The War of the Worlds by H.G. Wells
5.0

When it comes to alien invasion novels (a subgenre I'm particularly fond of), this is the original and the best.
For a Victorian novel, it's tightly-plotted and vivid.
Fans' favourite bit is the Thunder Child scene, which is an absolute masterclass in how to write a crisp and engaging action sequence, and holds up against the best modern work.
Spoiler...The aliens are not as ridiculously overpowered as those elsewhere in fiction, and the humans get in a few strikes, but they overmatch us through tactics, comms & manoeuvrability as much as their battle-tech. Their invasion force would almost certainly have been spanked by a post-WWI military armed with aerial spotting, radio & motorised artillery. Somehow this makes them seem more menacing as they finally roll over London's defences. The deus ex machina deployed to defeat them works well with the plot and themes, and is more satisfying than most of fiction's other examples.

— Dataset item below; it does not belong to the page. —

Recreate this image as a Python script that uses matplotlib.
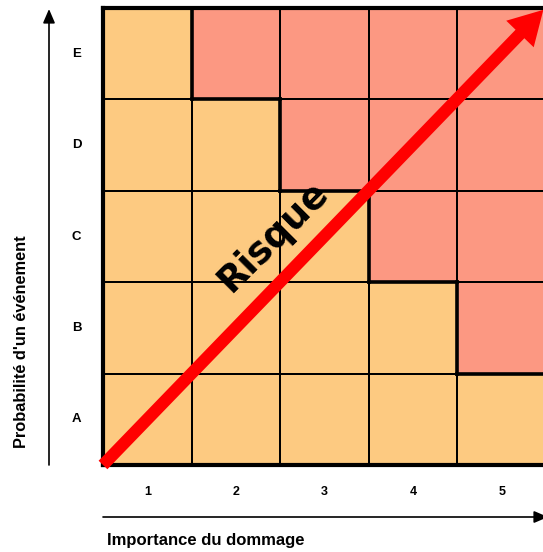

As an engineer, I also very much appreciate how the technology is portrayed. Wells' descriptions of the Martian capsules plunging through the atmosphere, and the deployment of their weaponry
Spoiler...(particularly the gas)
are astonishingly prescient. The
famous heat-ray is a better portrayal of an infrared laser than most, despite being written decades before its invention.
Its been adapted many times but rarely done justice (Good ones include Jeff Wayne's musical, the 1953 movie, a BBC radio adaptation from 2015ish. Stinkers include the Spielberg/Cruise movie & the 2019 BBC TV mini-series. I've always meant to give the legendarily panic-inducing Orson Wells radio play a listen.